## Given exercise:
The data below holds the lines to copy: everything from the line containing "Emit a Python" to the line containing "plt.rcParams['font.family'] = ['Lato', 'DejaVu", both ends included, set down exactly.

## Given records:
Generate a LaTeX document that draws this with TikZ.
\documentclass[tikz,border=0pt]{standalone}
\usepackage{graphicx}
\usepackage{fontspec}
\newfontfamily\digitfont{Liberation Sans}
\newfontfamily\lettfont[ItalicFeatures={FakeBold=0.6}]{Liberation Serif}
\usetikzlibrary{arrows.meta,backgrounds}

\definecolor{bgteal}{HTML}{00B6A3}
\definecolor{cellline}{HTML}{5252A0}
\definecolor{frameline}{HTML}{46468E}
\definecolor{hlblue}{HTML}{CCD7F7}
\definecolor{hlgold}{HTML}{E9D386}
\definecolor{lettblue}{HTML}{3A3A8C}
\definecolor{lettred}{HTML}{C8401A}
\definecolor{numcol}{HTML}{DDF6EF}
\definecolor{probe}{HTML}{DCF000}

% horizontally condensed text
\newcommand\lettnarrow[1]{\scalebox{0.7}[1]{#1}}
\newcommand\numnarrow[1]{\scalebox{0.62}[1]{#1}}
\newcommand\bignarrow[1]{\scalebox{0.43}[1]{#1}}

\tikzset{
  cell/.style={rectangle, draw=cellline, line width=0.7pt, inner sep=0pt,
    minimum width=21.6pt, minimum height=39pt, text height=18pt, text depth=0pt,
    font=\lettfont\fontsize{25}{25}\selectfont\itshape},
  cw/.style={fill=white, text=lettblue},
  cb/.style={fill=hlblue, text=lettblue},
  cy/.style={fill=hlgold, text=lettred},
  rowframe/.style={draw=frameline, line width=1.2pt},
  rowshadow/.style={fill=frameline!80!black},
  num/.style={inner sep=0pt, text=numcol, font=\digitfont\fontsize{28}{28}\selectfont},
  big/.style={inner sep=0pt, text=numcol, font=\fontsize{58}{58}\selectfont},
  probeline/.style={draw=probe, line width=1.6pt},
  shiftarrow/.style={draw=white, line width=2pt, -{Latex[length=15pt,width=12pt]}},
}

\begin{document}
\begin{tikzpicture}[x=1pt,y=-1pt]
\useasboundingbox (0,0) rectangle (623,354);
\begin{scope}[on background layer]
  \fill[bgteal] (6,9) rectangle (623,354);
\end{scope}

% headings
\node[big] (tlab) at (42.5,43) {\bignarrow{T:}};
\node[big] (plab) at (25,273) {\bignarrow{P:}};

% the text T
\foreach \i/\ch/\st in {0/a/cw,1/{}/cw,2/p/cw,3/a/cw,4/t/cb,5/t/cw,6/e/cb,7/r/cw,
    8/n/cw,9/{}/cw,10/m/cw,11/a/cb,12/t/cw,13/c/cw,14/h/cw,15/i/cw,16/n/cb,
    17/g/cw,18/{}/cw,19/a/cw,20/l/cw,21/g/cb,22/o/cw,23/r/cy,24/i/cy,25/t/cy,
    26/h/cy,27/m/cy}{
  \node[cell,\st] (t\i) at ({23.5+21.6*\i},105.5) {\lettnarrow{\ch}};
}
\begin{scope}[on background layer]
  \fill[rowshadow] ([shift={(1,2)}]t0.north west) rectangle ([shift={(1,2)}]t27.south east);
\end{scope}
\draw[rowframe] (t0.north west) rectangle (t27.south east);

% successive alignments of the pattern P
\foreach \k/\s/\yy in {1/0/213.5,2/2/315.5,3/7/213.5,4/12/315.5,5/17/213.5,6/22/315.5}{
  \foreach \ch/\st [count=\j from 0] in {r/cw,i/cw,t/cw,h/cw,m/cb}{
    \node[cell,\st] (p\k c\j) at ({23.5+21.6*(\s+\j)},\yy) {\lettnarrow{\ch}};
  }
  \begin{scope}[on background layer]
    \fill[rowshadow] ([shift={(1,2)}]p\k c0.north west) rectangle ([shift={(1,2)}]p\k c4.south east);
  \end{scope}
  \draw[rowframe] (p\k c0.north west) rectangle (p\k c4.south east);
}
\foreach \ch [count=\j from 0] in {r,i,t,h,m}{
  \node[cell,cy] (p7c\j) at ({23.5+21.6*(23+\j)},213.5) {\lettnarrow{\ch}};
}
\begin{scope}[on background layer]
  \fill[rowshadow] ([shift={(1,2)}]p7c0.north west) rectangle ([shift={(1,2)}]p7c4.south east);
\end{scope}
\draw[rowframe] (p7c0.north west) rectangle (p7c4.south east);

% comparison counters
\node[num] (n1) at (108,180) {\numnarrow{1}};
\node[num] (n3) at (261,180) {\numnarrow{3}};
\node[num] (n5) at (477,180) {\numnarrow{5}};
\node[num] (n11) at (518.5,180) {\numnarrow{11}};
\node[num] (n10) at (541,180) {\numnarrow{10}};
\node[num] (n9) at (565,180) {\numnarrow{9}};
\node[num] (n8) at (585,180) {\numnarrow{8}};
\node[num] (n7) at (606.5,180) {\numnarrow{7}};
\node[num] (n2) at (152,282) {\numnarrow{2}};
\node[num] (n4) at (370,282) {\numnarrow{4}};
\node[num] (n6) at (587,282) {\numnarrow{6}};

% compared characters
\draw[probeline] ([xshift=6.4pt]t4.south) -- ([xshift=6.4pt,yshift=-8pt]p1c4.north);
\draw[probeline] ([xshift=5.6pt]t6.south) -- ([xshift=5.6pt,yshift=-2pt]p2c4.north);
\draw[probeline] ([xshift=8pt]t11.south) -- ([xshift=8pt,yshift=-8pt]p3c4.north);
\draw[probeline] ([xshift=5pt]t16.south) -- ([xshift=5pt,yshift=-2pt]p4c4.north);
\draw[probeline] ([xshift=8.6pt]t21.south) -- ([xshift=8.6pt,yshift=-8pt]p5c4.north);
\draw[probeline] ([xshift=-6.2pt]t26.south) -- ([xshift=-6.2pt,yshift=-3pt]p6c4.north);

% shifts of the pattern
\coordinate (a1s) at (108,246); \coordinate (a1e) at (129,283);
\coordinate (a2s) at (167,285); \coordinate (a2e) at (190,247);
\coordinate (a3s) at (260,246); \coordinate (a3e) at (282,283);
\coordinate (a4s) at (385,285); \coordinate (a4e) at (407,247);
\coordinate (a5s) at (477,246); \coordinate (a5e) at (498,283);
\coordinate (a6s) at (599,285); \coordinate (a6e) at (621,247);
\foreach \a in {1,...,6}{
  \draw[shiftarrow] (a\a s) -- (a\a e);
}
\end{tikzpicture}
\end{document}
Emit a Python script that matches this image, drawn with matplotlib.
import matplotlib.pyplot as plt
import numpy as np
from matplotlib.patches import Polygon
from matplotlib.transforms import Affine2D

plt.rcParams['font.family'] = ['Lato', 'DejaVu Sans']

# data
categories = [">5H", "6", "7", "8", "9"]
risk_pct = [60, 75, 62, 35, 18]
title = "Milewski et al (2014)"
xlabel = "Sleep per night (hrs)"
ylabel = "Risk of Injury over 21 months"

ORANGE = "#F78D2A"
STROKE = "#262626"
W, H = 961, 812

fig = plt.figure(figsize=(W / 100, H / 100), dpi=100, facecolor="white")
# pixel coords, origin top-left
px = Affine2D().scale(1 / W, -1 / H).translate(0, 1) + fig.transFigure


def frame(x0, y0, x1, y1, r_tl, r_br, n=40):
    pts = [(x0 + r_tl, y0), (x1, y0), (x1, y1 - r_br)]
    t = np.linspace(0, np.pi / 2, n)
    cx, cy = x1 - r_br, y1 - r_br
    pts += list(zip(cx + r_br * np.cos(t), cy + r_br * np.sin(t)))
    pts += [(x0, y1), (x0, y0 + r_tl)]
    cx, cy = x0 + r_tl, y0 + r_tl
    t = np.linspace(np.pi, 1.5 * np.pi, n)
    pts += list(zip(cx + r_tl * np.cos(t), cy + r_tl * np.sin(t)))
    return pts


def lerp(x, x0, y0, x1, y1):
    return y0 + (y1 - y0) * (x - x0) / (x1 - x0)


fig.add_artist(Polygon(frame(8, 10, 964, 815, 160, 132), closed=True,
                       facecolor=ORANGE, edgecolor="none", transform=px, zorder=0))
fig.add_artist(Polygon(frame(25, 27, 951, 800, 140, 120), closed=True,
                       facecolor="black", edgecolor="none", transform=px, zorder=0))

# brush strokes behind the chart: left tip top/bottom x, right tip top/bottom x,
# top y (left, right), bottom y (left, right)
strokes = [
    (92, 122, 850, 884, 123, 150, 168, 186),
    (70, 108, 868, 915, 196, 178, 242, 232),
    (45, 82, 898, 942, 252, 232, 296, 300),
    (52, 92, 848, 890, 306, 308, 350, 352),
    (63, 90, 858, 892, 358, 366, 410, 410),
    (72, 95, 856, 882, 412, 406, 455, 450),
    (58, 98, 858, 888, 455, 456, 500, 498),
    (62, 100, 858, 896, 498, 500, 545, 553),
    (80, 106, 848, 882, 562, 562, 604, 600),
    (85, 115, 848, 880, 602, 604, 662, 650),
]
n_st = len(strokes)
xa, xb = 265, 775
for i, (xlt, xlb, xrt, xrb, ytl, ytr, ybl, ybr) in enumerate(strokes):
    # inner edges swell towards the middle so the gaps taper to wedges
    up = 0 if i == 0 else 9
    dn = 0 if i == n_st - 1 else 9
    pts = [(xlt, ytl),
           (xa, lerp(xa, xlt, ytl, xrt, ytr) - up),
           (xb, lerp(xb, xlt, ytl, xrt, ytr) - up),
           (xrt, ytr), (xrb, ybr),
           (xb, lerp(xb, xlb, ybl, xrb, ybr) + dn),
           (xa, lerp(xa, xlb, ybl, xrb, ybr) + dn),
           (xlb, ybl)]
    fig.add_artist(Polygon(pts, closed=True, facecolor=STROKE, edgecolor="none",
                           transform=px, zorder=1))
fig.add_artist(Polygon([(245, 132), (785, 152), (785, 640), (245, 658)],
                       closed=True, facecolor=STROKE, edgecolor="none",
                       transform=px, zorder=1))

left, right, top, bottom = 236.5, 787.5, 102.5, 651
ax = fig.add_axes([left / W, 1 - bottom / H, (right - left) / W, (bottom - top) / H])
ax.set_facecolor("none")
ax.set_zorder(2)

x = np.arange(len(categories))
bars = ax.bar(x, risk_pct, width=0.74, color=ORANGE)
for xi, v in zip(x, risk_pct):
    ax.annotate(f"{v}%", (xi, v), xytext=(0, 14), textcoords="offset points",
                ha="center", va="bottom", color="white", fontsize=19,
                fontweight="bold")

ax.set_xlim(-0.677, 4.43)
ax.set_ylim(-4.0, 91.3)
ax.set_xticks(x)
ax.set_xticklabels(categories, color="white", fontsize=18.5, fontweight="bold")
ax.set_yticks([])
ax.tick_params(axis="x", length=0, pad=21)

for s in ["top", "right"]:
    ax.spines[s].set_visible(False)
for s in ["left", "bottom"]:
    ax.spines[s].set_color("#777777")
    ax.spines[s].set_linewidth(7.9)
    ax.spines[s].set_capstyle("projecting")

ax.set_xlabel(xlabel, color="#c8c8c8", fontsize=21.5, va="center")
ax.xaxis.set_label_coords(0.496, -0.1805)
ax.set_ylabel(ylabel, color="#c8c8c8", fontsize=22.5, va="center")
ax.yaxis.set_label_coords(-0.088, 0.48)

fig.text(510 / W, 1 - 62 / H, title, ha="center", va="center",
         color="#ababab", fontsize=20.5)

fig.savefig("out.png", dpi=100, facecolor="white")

## Output for this task:
Emit a Python script that matches this image, drawn with matplotlib.
import matplotlib.pyplot as plt
import numpy as np
from matplotlib.patches import Polygon
from matplotlib.transforms import Affine2D

plt.rcParams['font.family'] = ['Lato', 'DejaVu Sans']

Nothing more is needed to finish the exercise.